'Qatuwas: People Gathering Together
For thousands of years the great ocean-going canoe sustained the cultural and spiritual traditions of coastal First Nations. Yet this century has seen the virtual disappearance of these sacred vessels. In the 1980's, Native peoples of the Northwest Coast embarked on an emotional voyage of rediscovery. Reclaiming their ancient maritime heritage, they carved majestic canoes from cedars that wre living hundreds of years before Europeans arrived in the Pacific Northwest.

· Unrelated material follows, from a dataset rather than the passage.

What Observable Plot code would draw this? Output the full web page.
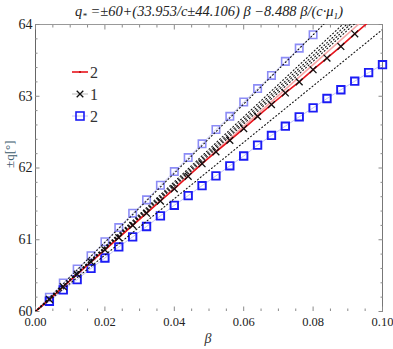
<!DOCTYPE html>
<html><head><meta charset="utf-8">
<script src="https://cdn.jsdelivr.net/npm/d3@7"></script>
<script src="https://cdn.jsdelivr.net/npm/@observablehq/plot@0.6"></script>
<style>
body{margin:0;background:#fff}
svg text, svg { font-family: "Liberation Serif", "Times New Roman", "DejaVu Serif", serif !important; }
</style>
</head><body><div id="chart"></div>
<script>
// ---- data ----
const xDomain = [0, 0.1];
const yDomain = [60, 64];
const xMajorTicks = [0, 0.02, 0.04, 0.06, 0.08, 0.1];
const xMinorTicks = [0.005,0.01,0.015,0.025,0.03,0.035,0.045,0.05,0.055,0.065,0.07,0.075,0.085,0.09,0.095];
const yMajorTicks = [60, 61, 62, 63, 64];
const yMinorTicks = [60.2,60.4,60.6,60.8,61.2,61.4,61.6,61.8,62.2,62.4,62.6,62.8,63.2,63.4,63.6,63.8];
const origin = {beta: 0, q: 60};

// series "1" (crosses)
const crossBeta = [0.004,0.008,0.012,0.016,0.02,0.024,0.028,0.032,0.036,0.04,0.044,0.048,0.052,0.056,0.06,0.064,0.068,0.072,0.076,0.08,0.084,0.088,0.092];
const crossQ = [60.17,60.345,60.52,60.69,60.86,61.03,61.2,61.37,61.54,61.71,61.885,62.06,62.226,62.385,62.55,62.72,62.885,63.046,63.2,63.37,63.532,63.694,63.87];
// series "2" light squares
const lightBeta = [0.004,0.008,0.012,0.016,0.02,0.024,0.028,0.032,0.036,0.04,0.044,0.048,0.052,0.056,0.06,0.064,0.068,0.072,0.076,0.08];
const lightQ = [60.199,60.398,60.593,60.778,60.972,61.17,61.37,61.556,61.76,61.95,62.145,62.337,62.537,62.72,62.92,63.107,63.29,63.486,63.671,63.857];
// series "2" dark squares
const darkBeta = [0.004,0.008,0.012,0.016,0.02,0.024,0.028,0.032,0.036,0.04,0.044,0.048,0.052,0.056,0.06,0.064,0.068,0.072,0.076,0.08,0.084,0.088,0.092,0.096,0.1];
const darkQ = [60.143,60.301,60.444,60.6,60.745,60.9,61.04,61.185,61.333,61.48,61.615,61.754,61.89,62.03,62.167,62.319,62.454,62.583,62.713,62.838,62.968,63.09,63.21,63.33,63.44];
// red line end value and the straight reference lines (q at beta = 0.1)
const redEndQ = 64.2;
const pinkEndQ = 64.3;
const dottedEndQ = [64.82, 64.52, 64.46, 64.41, 64.36, 63.93];

const legendLabels = ["2", "1", "2"];

// ---- build tables ----
const zip = (b, q) => b.map((v, i) => ({beta: v, q: q[i]}));
const crosses = zip(crossBeta, crossQ);
const light = zip(lightBeta, lightQ);
const dark = zip(darkBeta, darkQ);
const redLine = [origin, ...crosses, {beta: xDomain[1], q: redEndQ}];
const pinkLine = [origin, {beta: xDomain[1], q: pinkEndQ}];
const dotted = dottedEndQ.flatMap((e, k) => [{k, beta: 0, q: origin.q}, {k, beta: xDomain[1], q: e}]);

const axisCol = "#8a8a8a";
const fmtX = d => d.toFixed(2);
const fmtY = d => String(d);
const FONT = "Liberation Serif, Times New Roman, DejaVu Serif, serif";

const chart = Plot.plot({
  width: 393, height: 349,
  marginLeft: 35, marginRight: 11, marginTop: 24, marginBottom: 38,
  style: {fontFamily: FONT, background: "#fff", color: "#222"},
  x: {domain: xDomain},
  y: {domain: yDomain},
  marks: [
    // frame sides
    Plot.ruleX([xDomain[0]], {stroke: "#666"}),
    Plot.ruleX([xDomain[1]], {stroke: "#777"}),
    Plot.ruleY([yDomain[1]], {stroke: "#999"}),
    // ticks (inward)
    Plot.axisX(xMinorTicks, {anchor: "bottom", tickSize: -2.5, fill: "none", label: null, stroke: axisCol}),
    Plot.axisX(xMajorTicks, {anchor: "bottom", tickSize: -4.5, fill: "none", label: null, stroke: axisCol}),
    Plot.axisX(xMinorTicks, {anchor: "top", tickSize: -2.5, fill: "none", label: null, stroke: axisCol}),
    Plot.axisX(xMajorTicks, {anchor: "top", tickSize: -4.5, fill: "none", label: null, stroke: axisCol}),
    Plot.axisY(yMinorTicks, {anchor: "left", tickSize: -2.5, fill: "none", label: null, stroke: axisCol}),
    Plot.axisY(yMajorTicks, {anchor: "left", tickSize: -4.5, fill: "none", label: null, stroke: axisCol}),
    Plot.axisY(yMinorTicks, {anchor: "right", tickSize: -2.5, fill: "none", label: null, stroke: axisCol}),
    Plot.axisY(yMajorTicks, {anchor: "right", tickSize: -4.5, fill: "none", label: null, stroke: axisCol}),
    // tick labels
    Plot.axisX(xMajorTicks, {anchor: "bottom", tickSize: 0, tickPadding: 6, tickFormat: fmtX, fontSize: 12.5, label: null, fill: "#222"}),
    Plot.axisY(yMajorTicks, {anchor: "left", tickSize: 0, tickPadding: 3, tickFormat: fmtY, fontSize: 14, label: null, fill: "#222"}),
    // axis labels
    Plot.text(["β"], {frameAnchor: "bottom", dy: 31, dx: -1, fontStyle: "italic", fontSize: 14, fill: "#333"}),
    Plot.text(["±q[°]"], {frameAnchor: "left", rotate: -90, dx: -26, fontSize: 13, fill: "#3c5a6c"}),
    // connecting lines
    Plot.line([origin, ...light], {x: "beta", y: "q", stroke: "#c4c4f8", strokeWidth: 1, clip: true}),
    Plot.line([origin, ...dark], {x: "beta", y: "q", stroke: "#c4c4f8", strokeWidth: 1, clip: true}),
    Plot.line([origin, ...crosses], {x: "beta", y: "q", stroke: "#bbbbbb", strokeWidth: 1, clip: true}),
    // squares
    Plot.dot(light, {x: "beta", y: "q", symbol: "square", r: 4.2, stroke: "#8c8cf6", strokeWidth: 1.6, fill: "none"}),
    Plot.dot(dark, {x: "beta", y: "q", symbol: "square", r: 4.2, stroke: "#1c1cf5", strokeWidth: 1.9, fill: "none"}),
    // pink and red lines
    Plot.line(pinkLine, {x: "beta", y: "q", stroke: "#f5a8a8", strokeWidth: 1.6, clip: true}),
    Plot.line(redLine, {x: "beta", y: "q", stroke: "#e8141c", strokeWidth: 1.6, clip: true}),
    // dotted lines
    Plot.line(dotted, {x: "beta", y: "q", z: "k", stroke: "#111", strokeWidth: 1.1, strokeDasharray: "1,2.6", clip: true}),
    // crosses
    Plot.dot(crosses, {x: "beta", y: "q", symbol: "times", r: 3.2, stroke: "#111", strokeWidth: 1.3})
  ]
});
document.getElementById("chart").append(chart);

// ---- title (math text with subscripts) ----
const svg = d3.select(chart);
const title = svg.append("text")
  .attr("x", 75).attr("y", 16)
  .attr("text-anchor", "start")
  .attr("textLength", 268).attr("lengthAdjust", "spacingAndGlyphs")
  .style("font-family", FONT)
  .attr("font-style", "italic").attr("font-size", 14).attr("fill", "#222");
title.append("tspan").text("q");
title.append("tspan").attr("font-size", 9).attr("dy", 3).text("*");
title.append("tspan").attr("dy", -3).text(" =±60+(33.953/c±44.106) β −8.488 β/(c·μ");
title.append("tspan").attr("font-size", 9).attr("dy", 3).text("1");
title.append("tspan").attr("dy", -3).text(")");

// ---- legend ----
const lg = svg.append("g").style("font-family", FONT).attr("font-size", 16).attr("fill", "#333");
const rows = [72, 94, 116];
// row 1: red line
lg.append("line").attr("x1", 72).attr("x2", 88).attr("y1", rows[0]).attr("y2", rows[0]).attr("stroke", "#e8141c").attr("stroke-width", 1.6);
lg.append("circle").attr("cx", 80).attr("cy", rows[0]).attr("r", 1).attr("fill", "#b00");
// row 2: gray line + cross
lg.append("line").attr("x1", 72).attr("x2", 88).attr("y1", rows[1]).attr("y2", rows[1]).attr("stroke", "#bbb");
lg.append("path").attr("transform", `translate(80,${rows[1]})`).attr("d", d3.symbol(d3.symbolTimes, 30)()).attr("stroke", "#111").attr("stroke-width", 1.3).attr("fill", "none");
// row 3: light blue line + square
lg.append("line").attr("x1", 72).attr("x2", 88).attr("y1", rows[2]).attr("y2", rows[2]).attr("stroke", "#c4c4f8");
lg.append("rect").attr("x", 76).attr("y", rows[2] - 4).attr("width", 8).attr("height", 8).attr("stroke", "#1c1cf5").attr("stroke-width", 1.6).attr("fill", "none");
legendLabels.forEach((t, i) => lg.append("text").attr("x", 94).attr("y", rows[i]).attr("dy", "0.35em").text(t));
</script>
</body></html>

Lakwalogwa (Barb Cranmer) is an award-winning writer, director and documentary film
producer. She is 'Namgis, co-founder of Culture Shock Interactive Gallery, active in band and treaty politics, and lives in Alert Bay. Her films are:
I'tusto "To Rise Again"
chronicles the re-building of the ceremonial Bighouse in Alert Bay. Barb focuses on the ongoing cultural significance of bighouses to the Kwakwaka'wakw peoples.

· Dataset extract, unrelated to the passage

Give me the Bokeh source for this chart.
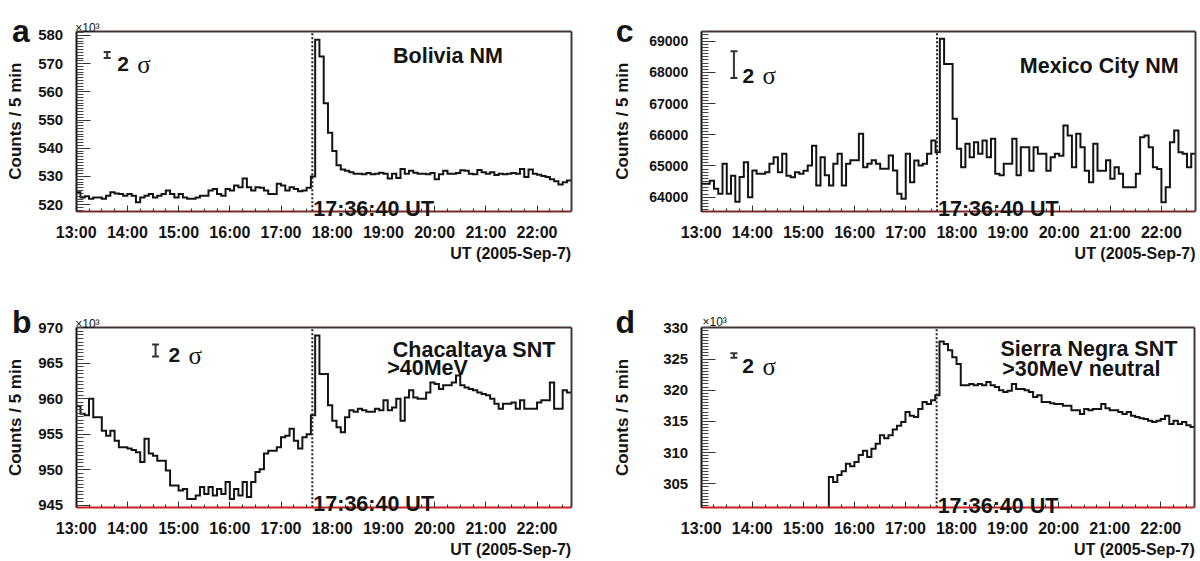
import numpy as np
from bokeh.plotting import figure
from bokeh.layouts import gridplot
from bokeh.models import (FixedTicker, Label, Whisker, ColumnDataSource,
                          TeeHead, LinearAxis, Range1d)
from bokeh.embed import file_html
from bokeh.resources import INLINE

# ---------------- data ----------------
t_start = 13.0                 # 13:00 UT
t_end = 22 + 40 / 60           # 22:40 UT
bin_minutes = 5
onset = 17 + 36 / 60 + 40 / 3600   # 17:36:40 UT

hour_ticks = list(range(13, 23))
hour_labels = ["13:00", "14:00", "15:00", "16:00", "17:00",
               "18:00", "19:00", "20:00", "21:00", "22:00"]
quarter_ticks = [13 + 0.25 * i for i in range(39)]

# Bolivia NM, counts / 5 min (x10^3)
bolivia = [
    524.4, 522.6, 523.0, 522.1, 522.6, 522.6, 522.1, 523.2, 524.4, 524.0, 523.8, 523.2,
    523.8, 523.2, 520.9, 522.6, 523.2, 523.8, 522.6, 523.2, 523.8, 525.0, 523.8, 522.6,
    523.8, 522.6, 522.1, 522.1, 522.6, 523.2, 523.2, 525.0, 525.6, 523.8, 523.2, 525.6,
    525.0, 526.8, 526.2, 529.3, 526.2, 525.0, 526.2, 526.0, 525.0, 523.8, 523.8, 527.4,
    526.8, 525.0, 526.2, 525.6, 524.8, 525.0, 526.0, 530.0,
    578.5, 572.5, 556.0, 545.5,
    539.0, 534.0, 532.5, 532.0, 531.5, 531.0, 531.0, 530.8, 531.2, 530.8, 531.0, 531.3,
    531.0, 529.3, 531.0, 529.5, 532.7, 531.0, 532.0, 531.3, 531.0, 531.0, 530.8, 531.2,
    529.0, 530.8, 532.0, 531.0, 531.0, 531.2, 532.2, 532.0, 531.0, 530.8, 532.3, 531.5,
    531.0, 531.5, 530.5, 531.0, 530.8, 531.0, 531.2, 531.0, 532.7, 529.8, 532.5, 531.0,
    530.6, 530.2, 529.8, 529.0, 528.3, 527.2, 528.0, 528.6,
]

# Mexico City NM, counts / 5 min
mexico = [
    64430, 64430, 64530, 64270, 64110, 65070, 64110, 64690, 63850, 64650, 65120, 64000,
    64855, 64750, 64750, 64800, 65070, 65280, 64800, 65390, 64690, 64640, 64800, 64750,
    64850, 65015, 65650, 64370, 65280, 64700, 64370, 65070, 65390, 64370, 65070, 65180,
    65180, 66030, 64960, 65070, 65180, 65070, 64910, 64910, 65335, 64855, 64107, 63947,
    65389, 64481, 65175, 65015, 65068, 65389, 65816, 65442,
    69075, 68270, 68270, 66510, 65550, 64960, 65710, 65280, 65760, 65390, 65820, 65280,
    65870, 64750, 64700, 65070, 65070, 65870, 64700, 65600, 65600, 64850, 65600, 65390,
    65390, 64850, 65280, 65390, 65330, 66300, 65980, 64960, 66030, 65600, 64850, 64480,
    65710, 64850, 64850, 65180, 64590, 64960, 64750, 64320, 64320, 64320, 64750, 65920,
    65980, 65600, 64960, 64900, 63840, 64320, 65760, 66140, 65440, 65390, 64960, 65390,
]

# Chacaltaya SNT >40 MeV, counts / 5 min (x10^3)
chacaltaya = [
    959.0, 957.9, 957.7, 960.0, 957.4, 957.4, 955.5, 954.8, 955.5, 954.1, 953.2, 953.2,
    953.0, 952.8, 952.5, 951.1, 954.4, 952.3, 952.0, 951.3, 951.3, 949.9, 947.8, 947.8,
    947.1, 947.3, 945.9, 945.9, 946.4, 947.6, 946.6, 947.6, 946.4, 947.3, 946.6, 948.3,
    945.9, 947.3, 946.4, 948.3, 946.2, 948.3, 949.7, 950.1, 952.3, 952.7, 952.7, 953.2,
    954.6, 954.8, 955.8, 954.1, 953.0, 954.6, 955.0, 957.7,
    968.9, 963.5, 963.5, 959.1, 956.9, 956.0, 955.3, 957.4, 958.4, 958.2, 958.6, 958.4,
    958.2, 958.2, 958.6, 958.4, 959.8, 958.4, 958.8, 960.0, 956.9, 960.2, 961.2, 960.2,
    960.0, 960.0, 960.9, 962.3, 962.1, 961.4, 961.9, 961.9, 962.3, 963.3, 961.9, 961.6,
    961.4, 961.2, 960.9, 960.7, 960.5, 960.0, 959.3, 958.6, 959.3, 959.3, 959.5, 958.6,
    959.8, 958.6, 958.6, 958.6, 959.5, 959.8, 959.8, 962.3, 958.6, 958.6, 961.2, 960.9,
]

# Sierra Negra SNT >30 MeV neutral, counts / 5 min (x10^3); empty bins before 15:30
sierra = [0.0] * 30 + [
    306.1, 305.3, 306.4, 307.0, 308.2, 307.8, 308.5, 309.6, 310.3, 309.3, 310.6, 311.4,
    312.8, 312.3, 312.8, 313.7, 314.3, 314.9, 316.5, 315.9, 315.7, 317.0, 318.1, 317.8,
    318.4, 319.2,
    327.8, 327.4, 326.4, 325.3, 324.2,
    320.8, 320.8, 321.0, 320.8, 321.0, 320.8, 321.3, 320.8, 320.5, 320.0, 319.7, 319.9,
    321.0, 320.2, 320.2, 320.0, 319.7, 318.9, 319.2, 318.1, 318.1, 317.9, 317.8, 317.8,
    317.5, 317.5, 316.8, 316.8, 316.2, 317.0, 316.8, 317.0, 317.0, 317.8, 317.1, 316.8,
    316.8, 316.5, 316.2, 316.5, 315.9, 315.7, 315.5, 315.4, 315.1, 314.9, 315.1, 315.4,
    315.9, 314.6, 315.1, 314.6, 314.9, 314.4, 314.1,
]

# 2-sigma error-bar markers: (time in h, centre, half-length) in data units
sigma_bolivia = (13.605, 573.1, 1.06)
sigma_mexico = (13.64, 68250.0, 427.0)
sigma_chacaltaya = (14.55, 966.8, 0.85)
sigma_sierra = (13.64, 325.56, 0.37)

FONT = "Liberation Sans"
SERIF = "Liberation Serif"
INK = "#141414"
BROWN = "#7a2c2c"
RED = "#cc1f1f"
FRAME = "#463434"


def histogram_outline(vals, edges, floor):
    """Outline of a histogram; empty bins are not drawn, the first filled
    bin after empty ones rises from the lower axis."""
    xs, ys = [], []
    for i, v in enumerate(vals):
        if v <= 0:
            continue
        if not xs and i > 0:
            xs.append(edges[i])
            ys.append(floor)
        xs += [edges[i], edges[i + 1]]
        ys += [v, v]
    return xs, ys


def build(cfg):
    ox, oy, W, H = cfg["fig"]          # page position / size of the figure
    L, R, T, B = cfg["box"]            # page position of the plotting box
    y0, y1 = cfg["yrange"]
    kx = (t_end - t_start) / (R - L)
    ky = (y1 - y0) / (B - T)
    xr = Range1d(t_start - (L - ox) * kx, t_end + (ox + W - R) * kx)
    yr = Range1d(y0 - (oy + H - B) * ky, y1 + (T - oy) * ky)
    p = figure(width=W, height=H, x_range=xr, y_range=yr, title=None,
               output_backend="svg", toolbar_location=None, min_border=0)
    p.outline_line_color = None
    for g in p.grid:
        g.visible = False
    p.background_fill_color = "white"
    p.border_fill_color = "white"

    def pos(px, py):
        return px - ox, (oy + H) - py

    def text(px, py, s, size, bold=True, align="left", baseline="alphabetic",
             font=FONT, angle=0.0):
        x, y = pos(px, py)
        p.add_layout(Label(x=x, y=y, x_units="screen", y_units="screen", text=s,
                           text_font=font, text_font_size=f"{size}px",
                           text_font_style="bold" if bold else "normal",
                           text_align=align, text_baseline=baseline, angle=angle,
                           text_color=INK))

    vals = np.asarray(cfg["values"], dtype=float)
    edges = t_start + np.arange(len(vals) + 1) * bin_minutes / 60.0
    hx, hy = histogram_outline(vals, edges, y0)
    p.line(hx, hy, line_color=INK, line_width=2, line_join="miter")

    p.segment(x0=[onset], y0=[y0], x1=[onset], y1=[y1], line_color="#222222",
              line_width=2, line_dash="2 2")

    sx, sc, sh = cfg["sigma"]
    src = ColumnDataSource(dict(x=[sx], lo=[sc - sh], hi=[sc + sh]))
    p.add_layout(Whisker(source=src, base="x", lower="lo", upper="hi",
                         dimension="height", line_color="#333333", line_width=2,
                         lower_head=TeeHead(size=7, line_color="#333333", line_width=2),
                         upper_head=TeeHead(size=7, line_color="#333333", line_width=2)))

    xa = p.xaxis[0]
    xa.fixed_location = y0
    xa.bounds = (t_start, t_end)
    xa.ticker = FixedTicker(ticks=hour_ticks, minor_ticks=quarter_ticks)
    xa.major_label_overrides = dict(zip(hour_ticks, hour_labels))
    xa.major_label_text_font = FONT
    xa.major_label_text_font_size = "16px"
    xa.major_label_text_font_style = "bold"
    xa.major_label_text_color = INK
    xa.major_label_standoff = 13
    xa.major_tick_in, xa.major_tick_out = 6, 0
    xa.minor_tick_in, xa.minor_tick_out = 3, 0
    xa.major_tick_line_color = "#333333"
    xa.minor_tick_line_color = "#333333"
    xa.axis_line_color = cfg["bottom_color"]
    xa.axis_line_width = 2

    ya = p.yaxis[0]
    ya.fixed_location = t_start
    ya.bounds = (y0, y1)
    ya.ticker = FixedTicker(ticks=cfg["yticks"], minor_ticks=cfg["yminor"])
    ya.major_label_text_font = FONT
    ya.major_label_text_font_size = f"{cfg['ylab_px']}px"
    ya.major_label_text_font_style = "bold"
    ya.major_label_text_color = INK
    ya.major_label_standoff = 13
    ya.major_tick_in, ya.major_tick_out = 14, 0
    ya.minor_tick_in, ya.minor_tick_out = 7, 0
    ya.major_tick_line_color = "#333333"
    ya.minor_tick_line_color = "#444444"
    ya.axis_line_color = INK
    ya.axis_line_width = 2

    top = LinearAxis(fixed_location=y1, bounds=(t_start, t_end),
                     ticker=FixedTicker(ticks=[]), major_tick_in=0, major_tick_out=0,
                     minor_tick_in=0, minor_tick_out=0, major_label_text_font_size="0px",
                     axis_line_color=FRAME, axis_line_width=2)
    p.add_layout(top, "above")
    right = LinearAxis(fixed_location=t_end, bounds=(y0, y1),
                       ticker=FixedTicker(ticks=[]), major_tick_in=0, major_tick_out=0,
                       minor_tick_in=0, minor_tick_out=0, major_label_text_font_size="0px",
                       axis_line_color=FRAME, axis_line_width=2)
    p.add_layout(right, "right")

    # texts (page coordinates measured on the reference)
    lx, ly = cfg["letter_at"]
    text(lx, ly, cfg["letter"], 32)
    if cfg["x10_at"] is not None:
        text(cfg["x10_at"][0], cfg["x10_at"][1], "×10³", 12, bold=False)
    cx = cfg["counts_x"]
    text(cx, (T + B) / 2, "Counts / 5 min", 17, align="center", baseline="middle",
         angle=np.pi / 2)
    s2x, sgx, sy = cfg["sigma_text"]
    text(s2x, sy, "2", 21)
    text(sgx, sy, "σ", 25, bold=False, font=SERIF)
    for (tx, ty, s) in cfg["station"]:
        text(tx, ty, s, 21.5)
    _, oyl = pos(0, cfg["onset_base"])
    p.add_layout(Label(x=onset, y=oyl, x_units="data", y_units="screen", x_offset=1,
                       text="17:36:40 UT", text_font=FONT, text_font_size="21.5px",
                       text_font_style="bold", text_align="left",
                       text_baseline="alphabetic", text_color=INK))
    text(R, B + 42, "UT (2005-Sep-7)", 16, align="right", baseline="middle")
    return p


TOP_H, BOT_H = 264, 296
LEFT_W, RIGHT_W = 600, 599

pa = build(dict(values=bolivia, yrange=(517.7, 581.5),
                yticks=[520, 530, 540, 550, 560, 570, 580],
                yminor=list(range(518, 582)), ylab_px=15,
                fig=(0, 0, LEFT_W, TOP_H), box=(75.7, 570.7, 30.7, 210.7),
                bottom_color=BROWN, sigma=sigma_bolivia,
                letter="a", letter_at=(11.5, 30.5), x10_at=(74.7, 27.0), counts_x=15.3,
                sigma_text=(116.7, 136.7, 63.5),
                station=[(392.5, 55.8, "Bolivia NM")], onset_base=208.0))

pc = build(dict(values=mexico, yrange=(63550, 69320),
                yticks=[64000, 65000, 66000, 67000, 68000, 69000],
                yminor=list(range(63600, 69400, 100)), ylab_px=14,
                fig=(LEFT_W, 0, RIGHT_W, TOP_H), box=(700.7, 1195.0, 30.7, 210.7),
                bottom_color=BROWN, sigma=sigma_mexico,
                letter="c", letter_at=(615.3, 30.5), x10_at=None, counts_x=622.0,
                sigma_text=(742.0, 762.0, 75.0),
                station=[(1019.3, 65.0, "Mexico City NM")], onset_base=208.0))

pb = build(dict(values=chacaltaya, yrange=(944.75, 970.0),
                yticks=[945, 950, 955, 960, 965, 970],
                yminor=[945 + 0.5 * i for i in range(51)], ylab_px=15,
                fig=(0, TOP_H, LEFT_W, BOT_H), box=(75.7, 570.7, 327.3, 506.7),
                bottom_color=RED, sigma=sigma_chacaltaya,
                letter="b", letter_at=(11.5, 321.7), x10_at=(74.7, 323.0), counts_x=15.3,
                sigma_text=(168.0, 188.0, 354.5),
                station=[(392.3, 349.2, "Chacaltaya SNT"), (386.7, 367.5, ">40MeV")],
                onset_base=503.5))

pd_ = build(dict(values=sierra, yrange=(301.25, 330.0),
                 yticks=[305, 310, 315, 320, 325, 330],
                 yminor=[301.5 + 0.5 * i for i in range(58)], ylab_px=15,
                 fig=(LEFT_W, TOP_H, RIGHT_W, BOT_H), box=(700.7, 1194.3, 327.3, 506.7),
                 bottom_color=RED, sigma=sigma_sierra,
                 letter="d", letter_at=(615.0, 321.7), x10_at=(702.0, 321.7), counts_x=622.0,
                 sigma_text=(741.7, 762.0, 365.5),
                 station=[(1000.0, 348.5, "Sierra Negra SNT"),
                          (1001.7, 368.5, ">30MeV neutral")],
                 onset_base=505.0))

grid = gridplot([[pa, pc], [pb, pd_]], toolbar_location=None)

with open("out.html", "w") as f:
    f.write(file_html(grid, INLINE, "Neutron monitor counts 2005-09-07"))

T'lina "The Rendering of Wealth" documents the traditional eulachon (or "oolichan") fishery on the British Columbia coast and its cultural and economic significance to the Kwakwaka'wakw peoples.
Qatuwas "People Gathering Together"
show cases the rebirth of the Northwest Coast canoe culture.
Gwishalaayt "The Spirit Wraps Around"
featuring the art form of Chilkat weaving told by six First Nations weavers from coastal British Columbia, Alaska and the Yukon.
Laxwesa Wa "Strength of the River"
documents the native fishery on the British Columbia Coast.
'Namegan's Om Dlu'Wans Awinagwisex "We Are One With The Land"
highlights our people's journey to our Land in the Summer of 2009.